- **Dataset section**:
- - -

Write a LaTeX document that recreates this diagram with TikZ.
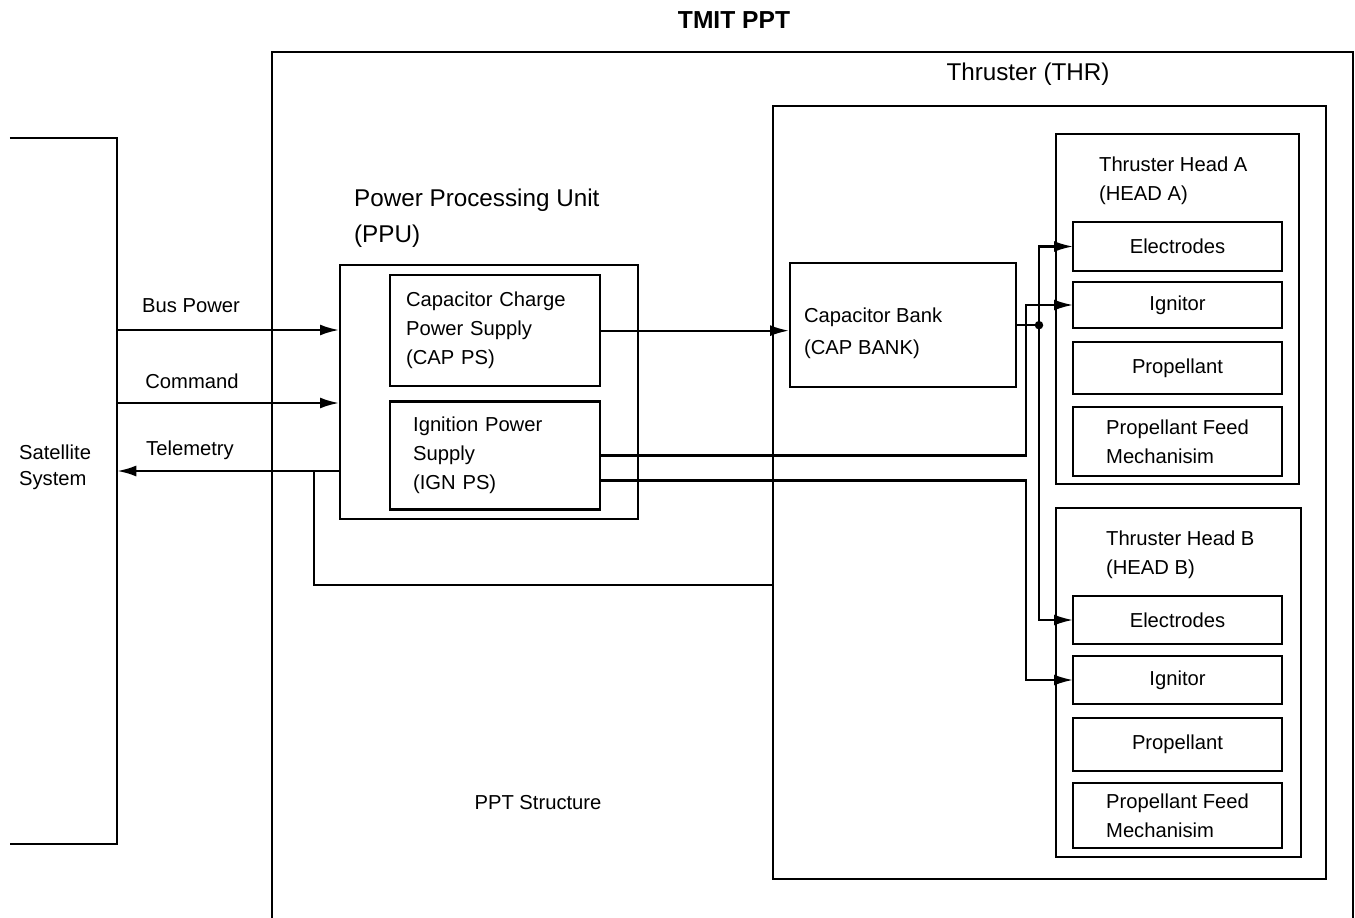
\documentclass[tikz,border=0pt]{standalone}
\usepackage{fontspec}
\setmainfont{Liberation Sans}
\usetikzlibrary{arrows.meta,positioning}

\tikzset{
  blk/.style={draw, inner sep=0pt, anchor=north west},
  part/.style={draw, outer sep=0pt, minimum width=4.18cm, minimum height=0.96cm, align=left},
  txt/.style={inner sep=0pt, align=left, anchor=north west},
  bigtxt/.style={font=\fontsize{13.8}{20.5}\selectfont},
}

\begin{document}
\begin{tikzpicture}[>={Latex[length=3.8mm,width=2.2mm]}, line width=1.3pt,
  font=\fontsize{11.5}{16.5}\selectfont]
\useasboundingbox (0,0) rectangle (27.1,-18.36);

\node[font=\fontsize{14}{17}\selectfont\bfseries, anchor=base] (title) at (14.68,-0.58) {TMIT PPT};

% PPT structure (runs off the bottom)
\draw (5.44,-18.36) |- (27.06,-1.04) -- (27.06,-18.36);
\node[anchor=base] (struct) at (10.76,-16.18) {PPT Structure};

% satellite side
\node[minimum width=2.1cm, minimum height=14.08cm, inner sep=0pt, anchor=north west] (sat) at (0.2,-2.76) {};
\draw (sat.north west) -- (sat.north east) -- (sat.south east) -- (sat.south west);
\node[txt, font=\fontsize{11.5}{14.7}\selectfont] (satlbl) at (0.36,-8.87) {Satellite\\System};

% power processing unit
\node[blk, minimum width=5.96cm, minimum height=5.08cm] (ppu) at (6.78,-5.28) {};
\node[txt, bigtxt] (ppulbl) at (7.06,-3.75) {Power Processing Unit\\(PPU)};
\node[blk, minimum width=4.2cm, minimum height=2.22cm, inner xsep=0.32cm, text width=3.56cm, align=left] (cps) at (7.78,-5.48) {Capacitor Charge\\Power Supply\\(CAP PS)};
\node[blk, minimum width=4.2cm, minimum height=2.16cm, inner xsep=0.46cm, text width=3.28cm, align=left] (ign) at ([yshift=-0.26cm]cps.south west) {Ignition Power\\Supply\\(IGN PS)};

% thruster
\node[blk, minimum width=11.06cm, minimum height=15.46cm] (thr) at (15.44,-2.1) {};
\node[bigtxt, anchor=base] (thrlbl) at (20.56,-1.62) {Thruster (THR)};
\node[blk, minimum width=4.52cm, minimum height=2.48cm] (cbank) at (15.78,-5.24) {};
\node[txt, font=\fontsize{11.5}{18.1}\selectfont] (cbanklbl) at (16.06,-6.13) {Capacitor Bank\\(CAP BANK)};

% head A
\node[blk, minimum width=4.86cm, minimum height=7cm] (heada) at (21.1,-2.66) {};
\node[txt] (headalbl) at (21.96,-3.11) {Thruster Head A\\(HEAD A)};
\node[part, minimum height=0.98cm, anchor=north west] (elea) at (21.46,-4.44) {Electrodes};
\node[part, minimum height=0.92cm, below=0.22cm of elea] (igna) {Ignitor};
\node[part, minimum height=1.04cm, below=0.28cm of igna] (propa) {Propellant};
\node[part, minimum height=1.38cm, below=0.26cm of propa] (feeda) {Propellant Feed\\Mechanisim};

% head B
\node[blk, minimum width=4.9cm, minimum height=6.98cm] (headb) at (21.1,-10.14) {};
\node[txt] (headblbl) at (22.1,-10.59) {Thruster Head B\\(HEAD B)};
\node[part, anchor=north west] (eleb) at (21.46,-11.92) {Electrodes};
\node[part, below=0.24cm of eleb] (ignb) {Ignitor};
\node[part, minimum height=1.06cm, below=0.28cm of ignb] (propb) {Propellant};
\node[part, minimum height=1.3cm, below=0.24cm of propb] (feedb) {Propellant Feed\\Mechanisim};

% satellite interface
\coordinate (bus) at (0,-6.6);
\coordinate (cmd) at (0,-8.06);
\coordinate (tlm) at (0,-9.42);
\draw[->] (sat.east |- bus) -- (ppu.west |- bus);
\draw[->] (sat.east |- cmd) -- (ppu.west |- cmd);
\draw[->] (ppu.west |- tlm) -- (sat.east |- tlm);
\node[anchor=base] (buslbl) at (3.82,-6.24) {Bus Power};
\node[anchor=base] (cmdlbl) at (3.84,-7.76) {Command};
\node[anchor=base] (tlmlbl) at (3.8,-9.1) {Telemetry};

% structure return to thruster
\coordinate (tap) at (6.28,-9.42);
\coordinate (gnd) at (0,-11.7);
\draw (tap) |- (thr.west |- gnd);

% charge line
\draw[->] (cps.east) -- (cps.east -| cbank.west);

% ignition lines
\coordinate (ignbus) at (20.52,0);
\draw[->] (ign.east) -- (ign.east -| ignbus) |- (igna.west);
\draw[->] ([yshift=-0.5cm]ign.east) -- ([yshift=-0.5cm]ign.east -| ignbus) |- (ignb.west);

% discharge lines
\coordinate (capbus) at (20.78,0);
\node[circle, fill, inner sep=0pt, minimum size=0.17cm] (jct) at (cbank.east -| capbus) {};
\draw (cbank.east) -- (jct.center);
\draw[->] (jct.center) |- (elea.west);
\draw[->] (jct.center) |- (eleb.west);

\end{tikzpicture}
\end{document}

- - -

- **Work required**: From the data above, write out everything exactly except the pictures.

- **Exercise output**:
Write a LaTeX document that recreates this diagram with TikZ.
\documentclass[tikz,border=0pt]{standalone}
\usepackage{fontspec}
\setmainfont{Liberation Sans}
\usetikzlibrary{arrows.meta,positioning}

\tikzset{
  blk/.style={draw, inner sep=0pt, anchor=north west},
  part/.style={draw, outer sep=0pt, minimum width=4.18cm, minimum height=0.96cm, align=left},
  txt/.style={inner sep=0pt, align=left, anchor=north west},
  bigtxt/.style={font=\fontsize{13.8}{20.5}\selectfont},
}

\begin{document}
\begin{tikzpicture}[>={Latex[length=3.8mm,width=2.2mm]}, line width=1.3pt,
  font=\fontsize{11.5}{16.5}\selectfont]
\useasboundingbox (0,0) rectangle (27.1,-18.36);

\node[font=\fontsize{14}{17}\selectfont\bfseries, anchor=base] (title) at (14.68,-0.58) {TMIT PPT};

% PPT structure (runs off the bottom)
\draw (5.44,-18.36) |- (27.06,-1.04) -- (27.06,-18.36);
\node[anchor=base] (struct) at (10.76,-16.18) {PPT Structure};

% satellite side
\node[minimum width=2.1cm, minimum height=14.08cm, inner sep=0pt, anchor=north west] (sat) at (0.2,-2.76) {};
\draw (sat.north west) -- (sat.north east) -- (sat.south east) -- (sat.south west);
\node[txt, font=\fontsize{11.5}{14.7}\selectfont] (satlbl) at (0.36,-8.87) {Satellite\\System};

% power processing unit
\node[blk, minimum width=5.96cm, minimum height=5.08cm] (ppu) at (6.78,-5.28) {};
\node[txt, bigtxt] (ppulbl) at (7.06,-3.75) {Power Processing Unit\\(PPU)};
\node[blk, minimum width=4.2cm, minimum height=2.22cm, inner xsep=0.32cm, text width=3.56cm, align=left] (cps) at (7.78,-5.48) {Capacitor Charge\\Power Supply\\(CAP PS)};
\node[blk, minimum width=4.2cm, minimum height=2.16cm, inner xsep=0.46cm, text width=3.28cm, align=left] (ign) at ([yshift=-0.26cm]cps.south west) {Ignition Power\\Supply\\(IGN PS)};

% thruster
\node[blk, minimum width=11.06cm, minimum height=15.46cm] (thr) at (15.44,-2.1) {};
\node[bigtxt, anchor=base] (thrlbl) at (20.56,-1.62) {Thruster (THR)};
\node[blk, minimum width=4.52cm, minimum height=2.48cm] (cbank) at (15.78,-5.24) {};
\node[txt, font=\fontsize{11.5}{18.1}\selectfont] (cbanklbl) at (16.06,-6.13) {Capacitor Bank\\(CAP BANK)};

% head A
\node[blk, minimum width=4.86cm, minimum height=7cm] (heada) at (21.1,-2.66) {};
\node[txt] (headalbl) at (21.96,-3.11) {Thruster Head A\\(HEAD A)};
\node[part, minimum height=0.98cm, anchor=north west] (elea) at (21.46,-4.44) {Electrodes};
\node[part, minimum height=0.92cm, below=0.22cm of elea] (igna) {Ignitor};
\node[part, minimum height=1.04cm, below=0.28cm of igna] (propa) {Propellant};
\node[part, minimum height=1.38cm, below=0.26cm of propa] (feeda) {Propellant Feed\\Mechanisim};

% head B
\node[blk, minimum width=4.9cm, minimum height=6.98cm] (headb) at (21.1,-10.14) {};
\node[txt] (headblbl) at (22.1,-10.59) {Thruster Head B\\(HEAD B)};
\node[part, anchor=north west] (eleb) at (21.46,-11.92) {Electrodes};
\node[part, below=0.24cm of eleb] (ignb) {Ignitor};
\node[part, minimum height=1.06cm, below=0.28cm of ignb] (propb) {Propellant};
\node[part, minimum height=1.3cm, below=0.24cm of propb] (feedb) {Propellant Feed\\Mechanisim};

% satellite interface
\coordinate (bus) at (0,-6.6);
\coordinate (cmd) at (0,-8.06);
\coordinate (tlm) at (0,-9.42);
\draw[->] (sat.east |- bus) -- (ppu.west |- bus);
\draw[->] (sat.east |- cmd) -- (ppu.west |- cmd);
\draw[->] (ppu.west |- tlm) -- (sat.east |- tlm);
\node[anchor=base] (buslbl) at (3.82,-6.24) {Bus Power};
\node[anchor=base] (cmdlbl) at (3.84,-7.76) {Command};
\node[anchor=base] (tlmlbl) at (3.8,-9.1) {Telemetry};

% structure return to thruster
\coordinate (tap) at (6.28,-9.42);
\coordinate (gnd) at (0,-11.7);
\draw (tap) |- (thr.west |- gnd);

% charge line
\draw[->] (cps.east) -- (cps.east -| cbank.west);

% ignition lines
\coordinate (ignbus) at (20.52,0);
\draw[->] (ign.east) -- (ign.east -| ignbus) |- (igna.west);
\draw[->] ([yshift=-0.5cm]ign.east) -- ([yshift=-0.5cm]ign.east -| ignbus) |- (ignb.west);

% discharge lines
\coordinate (capbus) at (20.78,0);
\node[circle, fill, inner sep=0pt, minimum size=0.17cm] (jct) at (cbank.east -| capbus) {};
\draw (cbank.east) -- (jct.center);
\draw[->] (jct.center) |- (elea.west);
\draw[->] (jct.center) |- (eleb.west);

\end{tikzpicture}
\end{document}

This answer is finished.